Richard Nixon selected Spiro Agnew to appeal to the south without alienating the north. He also did not want to be outshined by better known Republicans like Ronald Reagan. Despite using racial slurs on the campaign trail, Agnew's popularity with the Republican base helped Nixon win the election. Unfortunately, like the president he served, Agnew eventually resigned in disgrace after reports indicated that he had evaded taxes, laundered money, and taken bribes.
Walter Mondale's 1984 selection of Geraldine Ferraro as his Democratic running mate was historic. Unfortunately, after a televised debate the American people deemed Ferraro too inexperienced for the position. Moreover, when the media revealed that she filed separate tax returns from her husband, a firestorm erupted from which she and her running mate could not recover. Theirs is considered the least successful major party campaign in U.S. history.

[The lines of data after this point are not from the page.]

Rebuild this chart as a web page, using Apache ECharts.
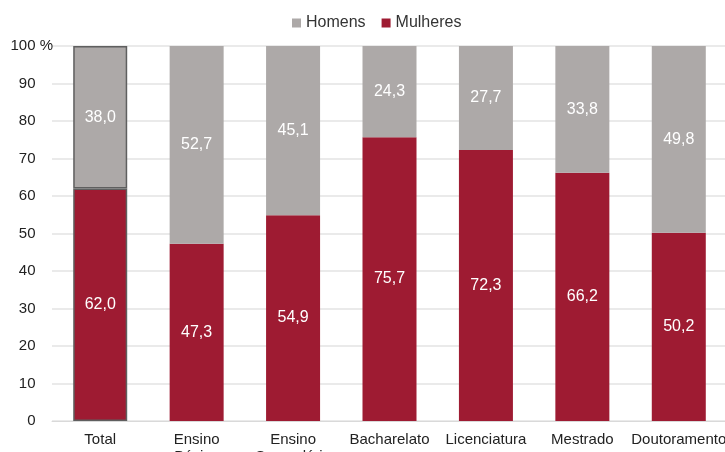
<!DOCTYPE html>
<html>
<head>
<meta charset="utf-8">
<script src="https://cdn.jsdelivr.net/npm/echarts@6/dist/echarts.min.js"></script>
<style>
  html, body { margin: 0; padding: 0; background: #fff; }
  #chart { width: 725px; height: 452px; }
</style>
</head>
<body>
<div id="chart"></div>
<script>
const categories = ["Total", "Ensino Básico", "Ensino Secundário", "Bacharelato", "Licenciatura", "Mestrado", "Doutoramento"];
const mulheres = [62.0, 47.3, 54.9, 75.7, 72.3, 66.2, 50.2];
const homens = [38.0, 52.7, 45.1, 24.3, 27.7, 33.8, 49.8];
const yTicks = [0, 10, 20, 30, 40, 50, 60, 70, 80, 90, 100];

const FONT = "Liberation Sans, Arial, sans-serif";
const RED = "#9E1B32";
const GREY = "#ADA9A8";

const fmt = v => v.toFixed(1).replace(".", ",");

// first bar (Total) gets a dark outline
const withBorder = arr => arr.map((v, i) => i === 0
  ? { value: v, itemStyle: { borderColor: "#5f5f5f", borderWidth: 1.5 } }
  : v);

const chart = echarts.init(document.getElementById("chart"));

chart.setOption({
  animation: false,
  textStyle: { fontFamily: FONT },
  legend: {
    top: 10,
    left: 287,
    itemWidth: 9,
    itemHeight: 9,
    itemGap: 16,
    itemTextGap: 3,
    icon: "rect",
    textStyle: { fontSize: 16, color: "#333", fontFamily: FONT },
    data: ["Homens", "Mulheres"]
  },
  grid: { left: 52, right: -2, top: 46, bottom: 31, outerBoundsMode: "none", containLabel: false },
  xAxis: {
    type: "category",
    data: categories,
    axisLine: { show: true, lineStyle: { color: "#d9d9d9", width: 1 } },
    axisTick: { show: false },
    axisLabel: {
      interval: 0,
      margin: 10,
      fontSize: 15,
      color: "#222",
      lineHeight: 17,
      formatter: v => v.replace("Ensino ", "Ensino\n")
    }
  },
  yAxis: {
    type: "value",
    min: yTicks[0],
    max: yTicks[yTicks.length - 1],
    interval: 10,
    axisLine: { show: false },
    axisTick: { show: false },
    splitLine: { lineStyle: { color: "#e3e3e3", width: 1.5 } },
    axisLabel: {
      fontSize: 15,
      color: "#222",
      margin: -1,
      // "%" only on the top tick; others keep an invisible one so numbers line up
      formatter: v => v === 100 ? "100{p| %}" : v + "{h| %}",
      rich: {
        p: { fontSize: 15, color: "#222" },
        h: { fontSize: 15, color: "rgba(0,0,0,0)" }
      }
    }
  },
  series: [
    {
      name: "Mulheres",
      type: "bar",
      stack: "s",
      barWidth: 54,
      itemStyle: { color: RED },
      data: withBorder(mulheres),
      label: { show: true, position: "inside", color: "#fff", fontSize: 16, formatter: p => fmt(p.value) }
    },
    {
      name: "Homens",
      type: "bar",
      stack: "s",
      barWidth: 54,
      itemStyle: { color: GREY },
      data: withBorder(homens),
      label: { show: true, position: "inside", color: "#fff", fontSize: 16, formatter: p => fmt(p.value) }
    }
  ]
});
</script>
</body>
</html>
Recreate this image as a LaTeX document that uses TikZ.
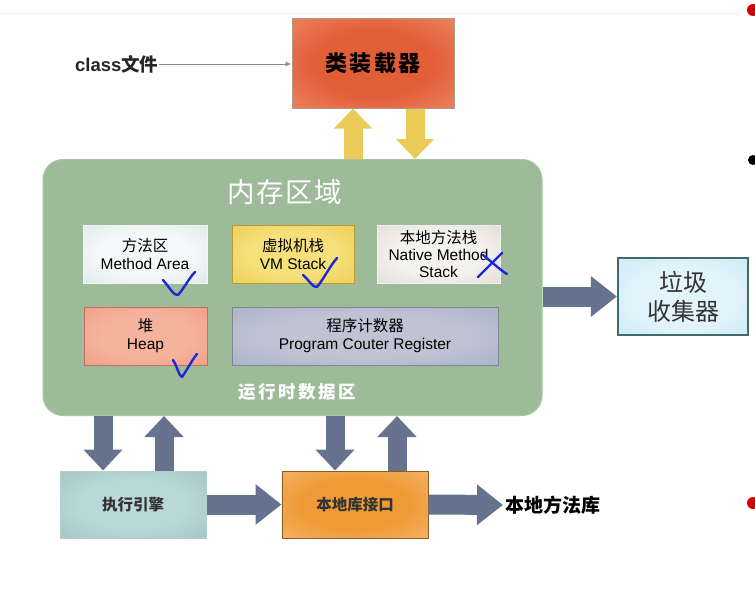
\documentclass[tikz,border=0pt]{standalone}
\usepackage{fontspec}
\setmainfont{Liberation Sans}
\newfontfamily\cjk{Noto Sans CJK SC}
\usetikzlibrary{arrows.meta,calc}
\definecolor{memgreen}{HTML}{9DBB98}
\definecolor{memborder}{HTML}{A9C5A5}
\definecolor{arrowc}{HTML}{67728F}
\definecolor{yellowc}{HTML}{EACB58}
\definecolor{penblue}{HTML}{1A28D6}
\definecolor{ldin}{HTML}{E25E37}\definecolor{ldout}{HTML}{F29E80}
\definecolor{main}{HTML}{F4F8F8}\definecolor{maout}{HTML}{D0E0E0}
\definecolor{vmin}{HTML}{F6E07A}\definecolor{vmout}{HTML}{E7C23E}
\definecolor{nmin}{HTML}{F4F2EF}\definecolor{nmout}{HTML}{D6CDC5}
\definecolor{hpin}{HTML}{F5B39E}\definecolor{hpout}{HTML}{EE8F76}
\definecolor{pcin}{HTML}{BEC4D4}\definecolor{pcout}{HTML}{9EA6BC}
\definecolor{exin}{HTML}{BAD8D8}\definecolor{exout}{HTML}{92B9BA}
\definecolor{nfin}{HTML}{EE9A36}\definecolor{nfout}{HTML}{F7C588}
\definecolor{gcin}{HTML}{E2F4FB}\definecolor{gcout}{HTML}{BFE3F3}
\pgfdeclareradialshading{glowld}{\pgfpoint{0bp}{0bp}}{color(0bp)=(ldin); color(18bp)=(ldin); color(50bp)=(ldout)}
\pgfdeclareradialshading{glowma}{\pgfpoint{0bp}{0bp}}{color(0bp)=(main); color(18bp)=(main); color(50bp)=(maout)}
\pgfdeclareradialshading{glowvm}{\pgfpoint{0bp}{0bp}}{color(0bp)=(vmin); color(18bp)=(vmin); color(50bp)=(vmout)}
\pgfdeclareradialshading{glownm}{\pgfpoint{0bp}{0bp}}{color(0bp)=(nmin); color(18bp)=(nmin); color(50bp)=(nmout)}
\pgfdeclareradialshading{glowhp}{\pgfpoint{0bp}{0bp}}{color(0bp)=(hpin); color(18bp)=(hpin); color(50bp)=(hpout)}
\pgfdeclareradialshading{glowpc}{\pgfpoint{0bp}{0bp}}{color(0bp)=(pcin); color(18bp)=(pcin); color(50bp)=(pcout)}
\pgfdeclareradialshading{glowex}{\pgfpoint{0bp}{0bp}}{color(0bp)=(exin); color(18bp)=(exin); color(50bp)=(exout)}
\pgfdeclareradialshading{glownf}{\pgfpoint{0bp}{0bp}}{color(0bp)=(nfin); color(18bp)=(nfin); color(50bp)=(nfout)}
\pgfdeclareradialshading{glowgc}{\pgfpoint{0bp}{0bp}}{color(0bp)=(gcin); color(18bp)=(gcin); color(50bp)=(gcout)}
\tikzset{
  box/.style={rectangle, draw, line width=1pt, inner sep=0pt, align=center},
  barrow/.style={line width=19pt, draw=arrowc, -{Triangle[width=38pt,length=21pt]}},
  hbarrow/.style={line width=20pt, draw=arrowc, -{Triangle[width=39pt,length=26pt]}},
  yarrow/.style={line width=19pt, draw=yellowc, -{Triangle[width=37pt,length=20pt]}},
  pen/.style={draw=penblue, line width=2.4pt, line cap=round, line join=round},
  small/.style={font=\fontsize{15.5pt}{18pt}\selectfont},
}
\begin{document}
\begin{tikzpicture}[x=1pt,y=-1pt]
\useasboundingbox[fill=white] (0,0) rectangle (755,610);
\draw[black!6, line width=1pt] (0,14) -- (740,14);
% loader
\node[box, draw=black!45!brown!55, shading=glowld, minimum width=162pt, minimum height=89pt,
      font=\cjk\bfseries\fontsize{22pt}{26pt}\selectfont\addfontfeature{LetterSpace=10}] (loader) at (373,63.5) {类装载器};
\node[anchor=west, font=\fontsize{18.5pt}{21pt}\selectfont\bfseries, inner sep=0pt, text=black!85] (cls) at (75,64) {class{\cjk\bfseries 文件}};
\draw[black!45, line width=0.8pt, -{Latex[length=6pt,width=5pt]}] (cls.east) -- (loader.west |- cls.east);
% memory area
\node[box, draw=memborder, fill=memgreen, rounded corners=20pt, minimum width=499pt, minimum height=256pt] (mem) at (292.5,287.5) {};
\node[text=white, font=\cjk\fontsize{27.5pt}{30pt}\selectfont\addfontfeature{LetterSpace=5}] (memtitle) at (285,192) {内存区域};
\node[text=white, font=\cjk\bfseries\fontsize{17.5pt}{21pt}\selectfont\addfontfeature{LetterSpace=14}] (rt) at (297,392) {运行时数据区};
\node[box, draw=white!70!maout, shading=glowma, minimum width=124pt, minimum height=58pt, small] (ma) at (145,254) {{\cjk 方法区}\\Method Area};
\node[box, draw=vmout!80!black, shading=glowvm, minimum width=122pt, minimum height=58pt, small] (vm) at (293,254) {{\cjk 虚拟机栈}\\VM Stack};
\node[box, draw=white!70!nmout, shading=glownm, minimum width=123pt, minimum height=58pt, font=\fontsize{15.5pt}{17pt}\selectfont] (nm) at (438.5,254) {{\cjk 本地方法栈}\\Native Method\\Stack};
\node[box, draw=hpout!80!black, shading=glowhp, minimum width=123pt, minimum height=58pt, small] (heap) at (145.5,336) {{\cjk 堆}\\Heap};
\node[box, draw=pcout!80!black, shading=glowpc, minimum width=266pt, minimum height=58pt, small] (pc) at (365,336) {{\cjk 程序计数器}\\Program Couter Register};
% garbage collector
\node[box, draw=teal!45!black!75, line width=2.2pt, shading=glowgc, minimum width=130pt, minimum height=77pt,
      font=\cjk\fontsize{24pt}{29pt}\selectfont, text=black!80] (gc) at (683,296.5) {垃圾\\收集器};
% bottom boxes
\node[box, draw=exout!70!white, shading=glowex, minimum width=146pt, minimum height=67pt, font=\cjk\bfseries\fontsize{15.5pt}{18pt}\selectfont, text=black!80] (exec) at (133,504.5) {执行引擎};
\node[box, draw=nfin!60!black, shading=glownf, minimum width=146pt, minimum height=67pt, font=\cjk\bfseries\fontsize{15.5pt}{18pt}\selectfont, text=black!80] (nif) at (355,504.5) {本地库接口};
\node[anchor=west, font=\cjk\bfseries\fontsize{19pt}{22pt}\selectfont, inner sep=0pt] (lib) at (505,505) {本地方法库};
% yellow arrows
\coordinate (yup) at ($(loader.south)+(-20,0)$);
\coordinate (ydn) at ($(loader.south)+(42,0)$);
\draw[yarrow] (yup |- mem.north) -- (yup);
\draw[yarrow] (ydn) -- (ydn |- mem.north);
% gray arrows
\draw[hbarrow] (mem.east |- gc.west) -- (gc.west);
\coordinate (e1) at ($(exec.north)+(-30,0)$);
\coordinate (e2) at ($(exec.north)+(31,0)$);
\coordinate (n1) at ($(nif.north)+(-20,0)$);
\coordinate (n2) at ($(nif.north)+(42,0)$);
\draw[barrow] (e1 |- mem.south) -- (e1);
\draw[barrow] (e2) -- (e2 |- mem.south);
\draw[barrow] (n1 |- mem.south) -- (n1);
\draw[barrow] (n2) -- (n2 |- mem.south);
\draw[hbarrow] (exec.east) -- (nif.west);
\draw[hbarrow] (nif.east) -- ([xshift=-2pt]lib.west);
% handwritten marks
\draw[pen] (163,280) .. controls (170,288) and (174,296) .. (178,295) .. controls (183,290) and (189,278) .. (195,272);
\draw[pen] (303,275) .. controls (309,280) and (313,288) .. (317,287) .. controls (323,280) and (330,266) .. (337,258);
\draw[pen] (173,360) .. controls (177,366) and (179,376) .. (182,377) .. controls (187,370) and (192,360) .. (197,354);
\draw[pen] (478,277) -- (502,253);
\draw[pen] (483,255) .. controls (492,262) and (500,270) .. (507,274);
% edge dots
\fill[red!85!black] (753,10) circle (6pt);
\fill[black] (753,160) circle (5pt);
\fill[red!85!black] (753,503) circle (6pt);
\end{tikzpicture}
\end{document}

Despite suffering a bad defeat in a debate, Dan Quayle went on to become Vice President under George H. W. Bush. Unfortunately, Mr. Quayle persisted in making confusing, often outright nonsensical remarks that became a political punchline. His most famous one came during the 1992 reelection campaign when he corrected a child's spelling of the word potato to potatoe during a spelling bee.
For a brief time, the half-term governor of Alaska drew immense excitement to the McCain campaign. But after electrifying her party at the Republican National Convention, Ms. Palin proved unable to cast the same spell on the majority of Americans. Incapable of naming a single newspaper when asked by Katie Couric, she quickly became an embarrassment for the McCain campaign.
It's too soon to say whether our presumptive nominees, Clinton and Trump, will choose running mates that will sink or sail their campaigns to the Oval Office. If history is any indication, the decision should be a careful one.